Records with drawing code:
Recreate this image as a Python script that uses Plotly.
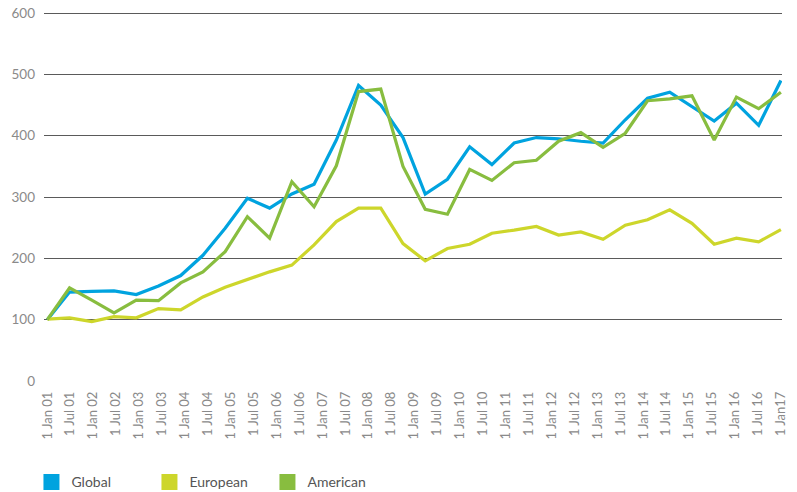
import plotly.graph_objects as go

# tick labels along the bottom (half-yearly)
tick_labels = [
    "1 Jan 01", "1 Jul 01", "1 Jan 02", "1 Jul 02", "1 Jan 03", "1 Jul 03",
    "1 Jan 04", "1 Jul 04", "1 Jan 05", "1 Jul 05", "1 Jan 06", "1 Jul 06",
    "1 Jan 07", "1 Jul 07", "1 Jan 08", "1 Jul 08", "1 Jan 09", "1 Jul 09",
    "1 Jan 10", "1 Jul 10", "1 Jan 11", "1 Jul 11", "1 Jan 12", "1 Jul 12",
    "1 Jan 13", "1 Jul 13", "1 Jan 14", "1 Jul 14", "1 Jan 15", "1 Jul 15",
    "1 Jan 16", "1 Jul 16", "1 Jan17",
]

global_idx = [100, 145, 146, 147, 141, 155, 172, 205, 249, 298, 282, 305, 321, 393,
              482, 450, 397, 305, 329, 382, 353, 388, 397, 395, 391, 388, 426, 461,
              471, 448, 424, 453, 417, 490]
european_idx = [101, 103, 97, 105, 103, 118, 116, 137, 153, 166, 178, 189, 222, 260,
                282, 282, 224, 196, 216, 223, 241, 246, 252, 238, 243, 231, 254, 263,
                279, 257, 223, 233, 227, 247]
american_idx = [100, 152, 132, 111, 132, 131, 160, 178, 211, 268, 233, 325, 284, 351,
                472, 476, 350, 280, 272, 345, 327, 356, 360, 391, 405, 381, 404, 457,
                460, 465, 393, 463, 444, 471]

series = [
    ("Global", global_idx, "#00A3DF"),
    ("European", european_idx, "#CDD62B"),
    ("American", american_idx, "#88BD3F"),
]

n = len(global_idx)
xs = list(range(n))
tickvals = [i * (n - 1) / (len(tick_labels) - 1) for i in range(len(tick_labels))]

fig = go.Figure()
for name, vals, col in series:
    fig.add_trace(go.Scatter(x=xs, y=vals, mode="lines", name=name, showlegend=False,
                             line=dict(color=col, width=3.2)))
# square swatches for the legend
for name, vals, col in series:
    fig.add_trace(go.Scatter(x=[None], y=[None], mode="markers", name=name,
                             marker=dict(symbol="square", size=16, color=col)))

font = "Lato, 'Open Sans', sans-serif"
fig.update_xaxes(range=[-0.15, 33.05], tickvals=tickvals, ticktext=tick_labels,
                 tickangle=-90, showgrid=False, zeroline=False, showline=False,
                 tickfont=dict(family=font, size=13, color="#8a8a8a"), ticklabelstandoff=7)
fig.update_yaxes(range=[0, 605], tickvals=[0, 100, 200, 300, 400, 500, 600],
                 showgrid=True, gridcolor="#5a5a5a", gridwidth=1,
                 zeroline=False, showline=False,
                 tickfont=dict(family=font, size=13.5, color="#8a8a8a"), ticklabelstandoff=8)

fig.update_layout(
    width=797, height=492,
    margin=dict(l=44, r=15, t=10, b=111, autoexpand=False),
    plot_bgcolor="white", paper_bgcolor="white",
    legend=dict(orientation="h", x=-0.017, xanchor="left", y=-0.23, yanchor="top",
                font=dict(family=font, size=14, color="#555555"),
                itemwidth=30, tracegroupgap=0, entrywidth=73, entrywidthmode="pixels"),
)

# drop the default page margin so the figure sits at the window's corner
fig.write_html("out.html", config={"displayModeBar": False},
               post_script="document.body.style.margin='0';")
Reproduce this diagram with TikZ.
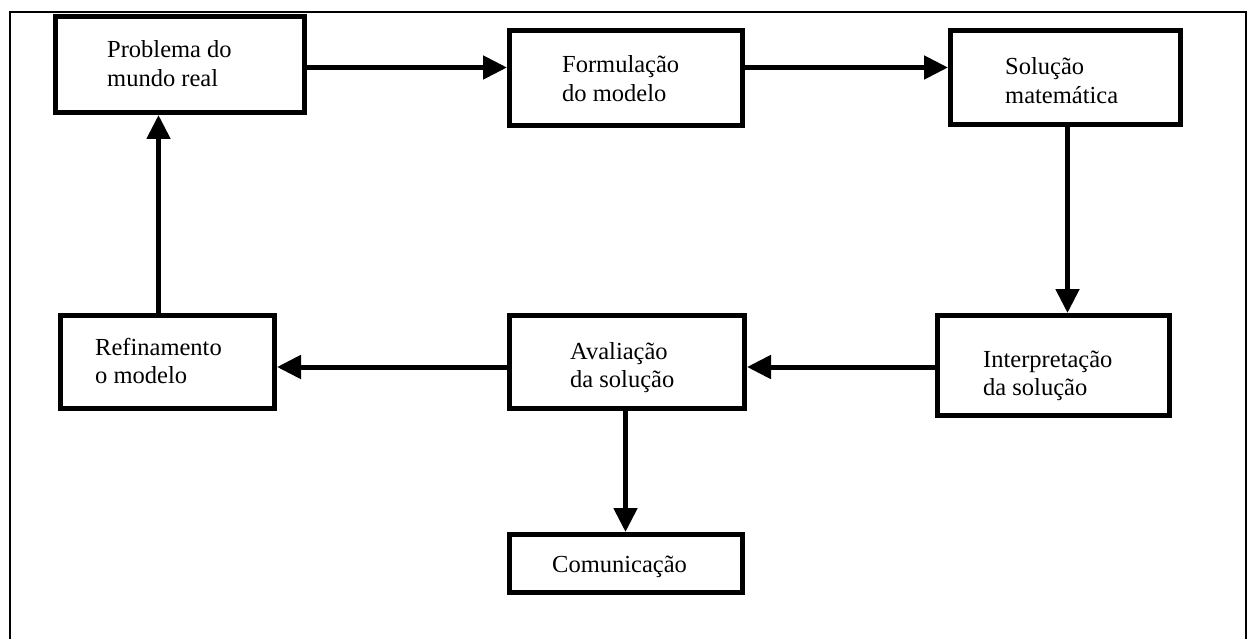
\documentclass[tikz,border=0pt]{standalone}
\usepackage{fontspec}
\setmainfont{Liberation Serif}
\usetikzlibrary{arrows.meta}
\newcommand{\twolines}[2]{\begin{tabular}[t]{@{}l@{}}#1\\#2\end{tabular}}
\begin{document}
\begin{tikzpicture}[x=1pt,y=-1pt,
  box/.style={draw=black,line width=5pt,rectangle,inner sep=0pt,fill=white},
  txt/.style={anchor=base west,inner sep=0pt,font=\fontsize{24.5}{28.5}\selectfont},
  arr/.style={line width=5pt,-{Triangle[length=24pt,width=23pt]}}]
\useasboundingbox (0,0) rectangle (1248,639);
% outer frame (bottom edge lies outside the picture)
\draw[line width=2.5pt] (10,645) -- (10,12) -- (1246,12) -- (1246,645);
% boxes
\node[box,minimum width=249pt,minimum height=95.5pt] (b1) at (180,64.75) {};
\node[box,minimum width=233pt,minimum height=95pt] (b2) at (626,78) {};
\node[box,minimum width=230pt,minimum height=94.5pt] (b3) at (1065.5,77.75) {};
\node[box,minimum width=214pt,minimum height=93pt] (b4) at (167.5,362) {};
\node[box,minimum width=235pt,minimum height=93pt] (b5) at (627,362) {};
\node[box,minimum width=232pt,minimum height=100pt] (b6) at (1053.5,365.5) {};
\node[box,minimum width=233pt,minimum height=58pt] (b7) at (626,563.5) {};
% texts
\node[txt] (t1) at (107,58) {\twolines{Problema do}{mundo real}};
\node[txt] (t2) at (562,73) {\twolines{Formulação}{do modelo}};
\node[txt] (t3) at (1005,75) {\twolines{Solução}{matemática}};
\node[txt] (t4) at (95,355) {\twolines{Refinamento}{o modelo}};
\node[txt] (t5) at (570,359) {\twolines{Avaliação}{da solução}};
\node[txt] (t6) at (983,367) {\twolines{Interpretação}{da solução}};
\node[txt] (t7) at (552,572) {Comunicação};
% connector guide coordinates
\coordinate (rowtop) at (0,67.5);
\coordinate (rowmid) at (0,367);
\coordinate (colA) at (158.5,0);
\coordinate (colB) at (1067.5,0);
\coordinate (colC) at (625.5,0);
% connectors
\draw[arr] (b1.east |- rowtop) -- (b2.west |- rowtop);
\draw[arr] (b2.east |- rowtop) -- (b3.west |- rowtop);
\draw[arr] (b3.south -| colB) -- (b6.north -| colB);
\draw[arr] (b6.west |- rowmid) -- (b5.east |- rowmid);
\draw[arr] (b5.west |- rowmid) -- (b4.east |- rowmid);
\draw[arr] (b4.north -| colA) -- (b1.south -| colA);
\draw[arr] (b5.south -| colC) -- (b7.north -| colC);
\end{tikzpicture}
\end{document}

**PROBLEM**
Output all of the records exactly as they appear above, but not the pictures.

**RESULT BELOW**
Recreate this image as a Python script that uses Plotly.
import plotly.graph_objects as go

# tick labels along the bottom (half-yearly)
tick_labels = [
    "1 Jan 01", "1 Jul 01", "1 Jan 02", "1 Jul 02", "1 Jan 03", "1 Jul 03",
    "1 Jan 04", "1 Jul 04", "1 Jan 05", "1 Jul 05", "1 Jan 06", "1 Jul 06",
    "1 Jan 07", "1 Jul 07", "1 Jan 08", "1 Jul 08", "1 Jan 09", "1 Jul 09",
    "1 Jan 10", "1 Jul 10", "1 Jan 11", "1 Jul 11", "1 Jan 12", "1 Jul 12",
    "1 Jan 13", "1 Jul 13", "1 Jan 14", "1 Jul 14", "1 Jan 15", "1 Jul 15",
    "1 Jan 16", "1 Jul 16", "1 Jan17",
]

global_idx = [100, 145, 146, 147, 141, 155, 172, 205, 249, 298, 282, 305, 321, 393,
              482, 450, 397, 305, 329, 382, 353, 388, 397, 395, 391, 388, 426, 461,
              471, 448, 424, 453, 417, 490]
european_idx = [101, 103, 97, 105, 103, 118, 116, 137, 153, 166, 178, 189, 222, 260,
                282, 282, 224, 196, 216, 223, 241, 246, 252, 238, 243, 231, 254, 263,
                279, 257, 223, 233, 227, 247]
american_idx = [100, 152, 132, 111, 132, 131, 160, 178, 211, 268, 233, 325, 284, 351,
                472, 476, 350, 280, 272, 345, 327, 356, 360, 391, 405, 381, 404, 457,
                460, 465, 393, 463, 444, 471]

series = [
    ("Global", global_idx, "#00A3DF"),
    ("European", european_idx, "#CDD62B"),
    ("American", american_idx, "#88BD3F"),
]

n = len(global_idx)
xs = list(range(n))
tickvals = [i * (n - 1) / (len(tick_labels) - 1) for i in range(len(tick_labels))]

fig = go.Figure()
for name, vals, col in series:
    fig.add_trace(go.Scatter(x=xs, y=vals, mode="lines", name=name, showlegend=False,
                             line=dict(color=col, width=3.2)))
# square swatches for the legend
for name, vals, col in series:
    fig.add_trace(go.Scatter(x=[None], y=[None], mode="markers", name=name,
                             marker=dict(symbol="square", size=16, color=col)))

font = "Lato, 'Open Sans', sans-serif"
fig.update_xaxes(range=[-0.15, 33.05], tickvals=tickvals, ticktext=tick_labels,
                 tickangle=-90, showgrid=False, zeroline=False, showline=False,
                 tickfont=dict(family=font, size=13, color="#8a8a8a"), ticklabelstandoff=7)
fig.update_yaxes(range=[0, 605], tickvals=[0, 100, 200, 300, 400, 500, 600],
                 showgrid=True, gridcolor="#5a5a5a", gridwidth=1,
                 zeroline=False, showline=False,
                 tickfont=dict(family=font, size=13.5, color="#8a8a8a"), ticklabelstandoff=8)

fig.update_layout(
    width=797, height=492,
    margin=dict(l=44, r=15, t=10, b=111, autoexpand=False),
    plot_bgcolor="white", paper_bgcolor="white",
    legend=dict(orientation="h", x=-0.017, xanchor="left", y=-0.23, yanchor="top",
                font=dict(family=font, size=14, color="#555555"),
                itemwidth=30, tracegroupgap=0, entrywidth=73, entrywidthmode="pixels"),
)

# drop the default page margin so the figure sits at the window's corner
fig.write_html("out.html", config={"displayModeBar": False},
               post_script="document.body.style.margin='0';")
Reproduce this diagram with TikZ.
\documentclass[tikz,border=0pt]{standalone}
\usepackage{fontspec}
\setmainfont{Liberation Serif}
\usetikzlibrary{arrows.meta}
\newcommand{\twolines}[2]{\begin{tabular}[t]{@{}l@{}}#1\\#2\end{tabular}}
\begin{document}
\begin{tikzpicture}[x=1pt,y=-1pt,
  box/.style={draw=black,line width=5pt,rectangle,inner sep=0pt,fill=white},
  txt/.style={anchor=base west,inner sep=0pt,font=\fontsize{24.5}{28.5}\selectfont},
  arr/.style={line width=5pt,-{Triangle[length=24pt,width=23pt]}}]
\useasboundingbox (0,0) rectangle (1248,639);
% outer frame (bottom edge lies outside the picture)
\draw[line width=2.5pt] (10,645) -- (10,12) -- (1246,12) -- (1246,645);
% boxes
\node[box,minimum width=249pt,minimum height=95.5pt] (b1) at (180,64.75) {};
\node[box,minimum width=233pt,minimum height=95pt] (b2) at (626,78) {};
\node[box,minimum width=230pt,minimum height=94.5pt] (b3) at (1065.5,77.75) {};
\node[box,minimum width=214pt,minimum height=93pt] (b4) at (167.5,362) {};
\node[box,minimum width=235pt,minimum height=93pt] (b5) at (627,362) {};
\node[box,minimum width=232pt,minimum height=100pt] (b6) at (1053.5,365.5) {};
\node[box,minimum width=233pt,minimum height=58pt] (b7) at (626,563.5) {};
% texts
\node[txt] (t1) at (107,58) {\twolines{Problema do}{mundo real}};
\node[txt] (t2) at (562,73) {\twolines{Formulação}{do modelo}};
\node[txt] (t3) at (1005,75) {\twolines{Solução}{matemática}};
\node[txt] (t4) at (95,355) {\twolines{Refinamento}{o modelo}};
\node[txt] (t5) at (570,359) {\twolines{Avaliação}{da solução}};
\node[txt] (t6) at (983,367) {\twolines{Interpretação}{da solução}};
\node[txt] (t7) at (552,572) {Comunicação};
% connector guide coordinates
\coordinate (rowtop) at (0,67.5);
\coordinate (rowmid) at (0,367);
\coordinate (colA) at (158.5,0);
\coordinate (colB) at (1067.5,0);
\coordinate (colC) at (625.5,0);
% connectors
\draw[arr] (b1.east |- rowtop) -- (b2.west |- rowtop);
\draw[arr] (b2.east |- rowtop) -- (b3.west |- rowtop);
\draw[arr] (b3.south -| colB) -- (b6.north -| colB);
\draw[arr] (b6.west |- rowmid) -- (b5.east |- rowmid);
\draw[arr] (b5.west |- rowmid) -- (b4.east |- rowmid);
\draw[arr] (b4.north -| colA) -- (b1.south -| colA);
\draw[arr] (b5.south -| colC) -- (b7.north -| colC);
\end{tikzpicture}
\end{document}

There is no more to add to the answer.